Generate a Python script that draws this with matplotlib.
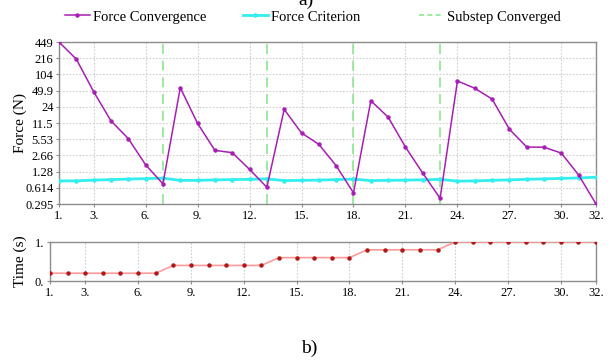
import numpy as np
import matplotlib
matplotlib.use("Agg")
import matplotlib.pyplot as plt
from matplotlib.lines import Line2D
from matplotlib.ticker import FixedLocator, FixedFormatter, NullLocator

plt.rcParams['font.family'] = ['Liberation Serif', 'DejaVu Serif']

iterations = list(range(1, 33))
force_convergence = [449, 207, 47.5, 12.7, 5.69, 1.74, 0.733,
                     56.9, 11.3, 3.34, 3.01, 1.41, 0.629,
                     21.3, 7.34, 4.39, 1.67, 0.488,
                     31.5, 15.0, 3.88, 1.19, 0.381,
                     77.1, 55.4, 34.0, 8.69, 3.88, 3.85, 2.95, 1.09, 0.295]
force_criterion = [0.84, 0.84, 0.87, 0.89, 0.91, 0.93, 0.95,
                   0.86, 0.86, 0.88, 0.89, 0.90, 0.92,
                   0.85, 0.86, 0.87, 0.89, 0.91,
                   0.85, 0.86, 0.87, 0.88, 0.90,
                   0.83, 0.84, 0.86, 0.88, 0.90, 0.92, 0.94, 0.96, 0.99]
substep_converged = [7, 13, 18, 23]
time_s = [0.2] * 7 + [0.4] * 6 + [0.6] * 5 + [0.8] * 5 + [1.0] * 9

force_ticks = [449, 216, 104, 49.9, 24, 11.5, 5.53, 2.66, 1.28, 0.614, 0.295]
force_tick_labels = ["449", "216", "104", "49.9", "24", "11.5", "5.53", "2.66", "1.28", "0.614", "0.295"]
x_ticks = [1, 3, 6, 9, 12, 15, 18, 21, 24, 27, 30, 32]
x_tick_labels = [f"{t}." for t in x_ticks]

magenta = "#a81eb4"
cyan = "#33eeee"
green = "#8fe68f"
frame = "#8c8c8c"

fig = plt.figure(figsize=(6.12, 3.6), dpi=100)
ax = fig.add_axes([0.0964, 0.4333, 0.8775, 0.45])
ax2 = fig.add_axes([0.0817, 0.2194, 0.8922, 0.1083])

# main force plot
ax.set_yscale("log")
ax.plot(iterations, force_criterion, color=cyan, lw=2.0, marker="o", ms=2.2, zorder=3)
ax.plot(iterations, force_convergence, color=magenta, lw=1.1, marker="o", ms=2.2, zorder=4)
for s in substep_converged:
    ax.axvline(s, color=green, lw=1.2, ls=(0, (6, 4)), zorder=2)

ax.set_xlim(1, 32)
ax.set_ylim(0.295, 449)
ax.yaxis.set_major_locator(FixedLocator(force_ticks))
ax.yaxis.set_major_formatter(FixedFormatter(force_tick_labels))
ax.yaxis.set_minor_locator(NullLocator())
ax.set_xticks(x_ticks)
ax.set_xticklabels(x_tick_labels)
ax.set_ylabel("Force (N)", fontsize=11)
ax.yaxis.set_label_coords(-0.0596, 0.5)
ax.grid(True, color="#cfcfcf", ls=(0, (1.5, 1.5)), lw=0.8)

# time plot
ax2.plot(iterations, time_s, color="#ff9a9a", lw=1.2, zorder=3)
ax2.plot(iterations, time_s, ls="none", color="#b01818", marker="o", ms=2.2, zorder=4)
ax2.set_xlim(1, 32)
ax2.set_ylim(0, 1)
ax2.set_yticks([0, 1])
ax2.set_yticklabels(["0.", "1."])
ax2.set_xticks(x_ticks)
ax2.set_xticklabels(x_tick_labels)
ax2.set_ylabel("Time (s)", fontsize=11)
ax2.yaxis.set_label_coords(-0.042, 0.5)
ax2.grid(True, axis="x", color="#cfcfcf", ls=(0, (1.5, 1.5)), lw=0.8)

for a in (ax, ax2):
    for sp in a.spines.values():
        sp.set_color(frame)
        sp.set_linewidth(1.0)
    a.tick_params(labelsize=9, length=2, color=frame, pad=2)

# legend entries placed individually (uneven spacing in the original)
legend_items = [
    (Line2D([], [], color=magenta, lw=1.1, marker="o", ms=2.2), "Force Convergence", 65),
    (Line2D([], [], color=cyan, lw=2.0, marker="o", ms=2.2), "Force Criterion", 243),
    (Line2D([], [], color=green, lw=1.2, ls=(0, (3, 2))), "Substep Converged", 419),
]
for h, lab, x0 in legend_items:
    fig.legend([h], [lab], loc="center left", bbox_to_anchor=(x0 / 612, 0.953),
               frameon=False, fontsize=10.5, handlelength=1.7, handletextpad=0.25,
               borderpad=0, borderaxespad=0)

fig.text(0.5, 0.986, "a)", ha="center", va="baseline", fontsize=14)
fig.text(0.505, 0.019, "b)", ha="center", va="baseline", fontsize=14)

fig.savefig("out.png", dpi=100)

········

Given problem: Return, unchanged, the lines from the first line of the material through the line that holds "plt.rcParams['font.family'] = ['Liberation", inclusive, omitting pictures.

Exercise answer:
Generate a Python script that draws this with matplotlib.
import numpy as np
import matplotlib
matplotlib.use("Agg")
import matplotlib.pyplot as plt
from matplotlib.lines import Line2D
from matplotlib.ticker import FixedLocator, FixedFormatter, NullLocator

plt.rcParams['font.family'] = ['Liberation Serif', 'DejaVu Serif']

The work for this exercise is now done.